A tells me all the time about things that are fucked up about her hospital and all I can think is, "That would be a great story." If I worked at a hospital, though, like she does, all I could do is file complaints in the appropriate manner with the appropriate authorities and shut up while they do nothing. I'd probably be labeled a trouble-maker from Day 1. Or would anyone ever hire me, knowing I used to be a news reporter? News reporters and businesses, for-profit or non, seem to be natural enemies the way cats and dogs are. Nobody wants a reporter in their hospital unless said reporter is tightly escorted by a really good hospital public relations staffer, and working on a story that benefits the hospital. NOBODY wants a reporter on the grounds, running loose, unescorted, and for G-d's sake not on the organization's payroll. How do they know I'm not working on an expose? (My accent keys don't work on d-land.) How do I know I'm not?

I miss reporting. I miss being able to see something wrong, or unfair, and DO something about it. Who is it that says it's the job of a journalist to "comfort the afflicted and afflict the comfortable"? Anyway, that's what I loved doing, and I was good at it. Yes, I have really enjoyed the peace of NOT reporting; the tranquility of not fearing my voicemail every morning, getting screamed at and threatened by people I don't know who claim I ruined their lives (people never seem to understand that it's their decision to, say, embezzle, that ruins their lives, not me writing about it), etc., etc., etc. "How do you sleep at night?" strangers would scream at me. "How do you face yourself in the mirror every morning?" (The answer to those two questions was, "I often don't," and "I hate to," but I didn't tell people that.)
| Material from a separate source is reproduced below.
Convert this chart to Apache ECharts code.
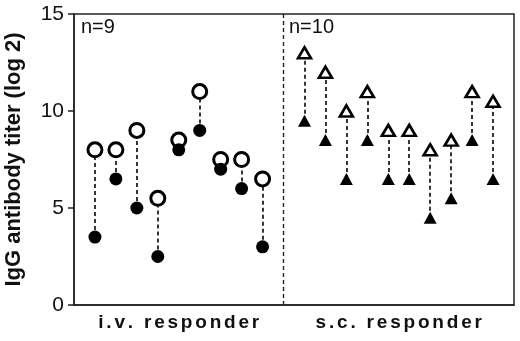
<!DOCTYPE html>
<html>
<head>
<meta charset="utf-8">
<script src="https://cdn.jsdelivr.net/npm/echarts@6/dist/echarts.min.js"></script>
<style>
  html, body { margin: 0; padding: 0; background: #fff; }
  #chart { width: 520px; height: 341px; }
</style>
</head>
<body>
<div id="chart"></div>
<script>
// titers, log2, one entry per animal (pre = filled, post = open)
const ivPre = [3.5, 6.5, 5, 2.5, 8, 9, 7, 6, 3];
const ivPost = [8, 8, 9, 5.5, 8.5, 11, 7.5, 7.5, 6.5];
const scPre = [9.5, 8.5, 6.5, 8.5, 6.5, 6.5, 4.5, 5.5, 8.5, 6.5];
const scPost = [13, 12, 10, 11, 9, 9, 8, 8.5, 11, 10.5];

const groupNames = ['i.v. responder', 's.c. responder'];
const groupCenters = [5, 15.5];
const groupCounts = ['n=9', 'n=10'];
const yTicks = [0, 5, 10, 15];

const FONT = '"Liberation Sans", Arial, sans-serif';

// x slots: i.v. animals at 1..9, divider at 10, s.c. animals at 11..20
const ivX = ivPre.map((v, i) => i + 1);
const scX = scPre.map((v, i) => i + 11);

const pts = (xs, ys) => xs.map((x, i) => [x, ys[i]]);
const connectors = pts(ivX, ivPre).concat(pts(scX, scPre)).map((p, i) => {
    const hi = i < ivPost.length ? ivPost[i] : scPost[i - ivPost.length];
    return { coords: [[p[0], p[1]], [p[0], hi]] };
});

// letter-spaced group label: every char as its own padded rich token
const spaced = s => s.split('').map(c => '{c|' + (c === ' ' ? '\u00a0' : c) + '}').join('');

const chart = echarts.init(document.getElementById('chart'));
chart.setOption({
    animation: false,
    grid: {
        left: 74, right: 6, top: 14, bottom: 36,
        outerBoundsMode: 'none', containLabel: false,
        show: true, borderColor: '#222', borderWidth: 1.5
    },
    xAxis: {
        type: 'value', min: 0, max: 21,
        splitLine: { show: false },
        axisLine: { lineStyle: { color: '#222', width: 1.5 } },
        axisTick: { show: false },
        axisLabel: {
            customValues: groupCenters,
            formatter: v => spaced(groupNames[groupCenters.indexOf(v)] || ''),
            margin: 8,
            rich: {
                c: { fontFamily: FONT, fontSize: 19, fontWeight: 'bold', color: '#111', padding: [0, 1.4] }
            }
        }
    },
    yAxis: {
        type: 'value', min: 0, max: 15, interval: 5,
        splitLine: { show: false },
        axisLine: { show: true, lineStyle: { color: '#222', width: 1.5 } },
        axisTick: { show: true, length: 6, lineStyle: { color: '#222', width: 1.5 } },
        axisLabel: {
            customValues: yTicks,
            fontFamily: FONT, fontSize: 21, color: '#111', margin: 10
        },
        name: 'IgG antibody titer (log 2)',
        nameLocation: 'middle',
        nameGap: 49,
        nameTextStyle: { fontFamily: FONT, fontSize: 22, fontWeight: 'bold', color: '#111' }
    },
    graphic: [
        { type: 'text', left: 81, top: 17, style: { text: groupCounts[0], font: '20px ' + FONT, fill: '#111' } },
        { type: 'text', left: 289, top: 17, style: { text: groupCounts[1], font: '20px ' + FONT, fill: '#111' } }
    ],
    series: [
        {
            type: 'lines',
            coordinateSystem: 'cartesian2d',
            data: connectors,
            symbol: 'none',
            lineStyle: { color: '#111', width: 1.7, type: [4, 3], opacity: 1 },
            z: 1,
            markLine: {
                silent: true,
                symbol: 'none',
                label: { show: false },
                lineStyle: { color: '#222', width: 1.4, type: [4, 3] },
                data: [{ xAxis: 10 }]
            }
        },
        {
            type: 'scatter', data: pts(ivX, ivPre),
            symbol: 'circle', symbolSize: 13,
            itemStyle: { color: '#000', opacity: 1 }, z: 3
        },
        {
            type: 'scatter', data: pts(ivX, ivPost),
            symbol: 'circle', symbolSize: 14,
            itemStyle: { color: '#fff', borderColor: '#000', borderWidth: 3, opacity: 1 }, z: 2
        },
        {
            type: 'scatter', data: pts(scX, scPre),
            symbol: 'triangle', symbolSize: [13, 12],
            itemStyle: { color: '#000', opacity: 1 }, z: 3
        },
        {
            type: 'scatter', data: pts(scX, scPost),
            symbol: 'triangle', symbolSize: [13, 11],
            itemStyle: { color: '#fff', borderColor: '#000', borderWidth: 2.6, opacity: 1 }, z: 2
        }
    ]
});
</script>
</body>
</html>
I think I'm slowly discovering that being out of journalism, for me, is actually more uncomfortable than being in it.

I wanted to make a bigger difference in the world than I could make through journalism; that's why I wanted to work for Doctors Without Borders. I'm realizing, though, that while I'm getting the experience necessary to work for Doctors Without Borders, I'm going to be essentially muzzled. For a while, if I want to stay employed, I'm going to have to make no difference at all.

The theoretical solution is that I could work in health care AND write feelance on topics that have nothing to do with healthcare ... but when am I going to find the time to do that? Doctors Without Borders wants people who work full-time in healthcare, not part-time. I still want to get my advanced degree, be a good mom to my two kids, keep working on the novel I'm writing, and keep studying on the three languages I always intend to study every day but don't.

I'm not really willing to give up any of those things, either.

So ... if this entry has a point, I don't know what it is. Maybe I'm just writing it so I can see in black and white how impossible it is to do all the things I want to do. OK, so it's possible -- I am pretty smart, and I can be very productive when I need to be. I could probably do all the things I want to do with the exception of being a good mom. I would be a burned-out mom with a million of excuses for why I'm not there with my kids. I would be a mom who lets nannies and day care centers do most of her parenting for her. I know there are moms like that and they are admired for being "successful career women who do it all," but as far as I am concerned that is not "doing it all," because someone else is raising their children.

I'm glad I stayed home with my kids instead of working and I'd do it again. I never meant to do it forever, but I never intended to go back to being a workaholic either. My days of working 90 hours a week went on an 18-plus year hiatus when I had kids. I can't do what I used to do.

And I suppose I am going to have to choose what I want to do most with my non-kid time.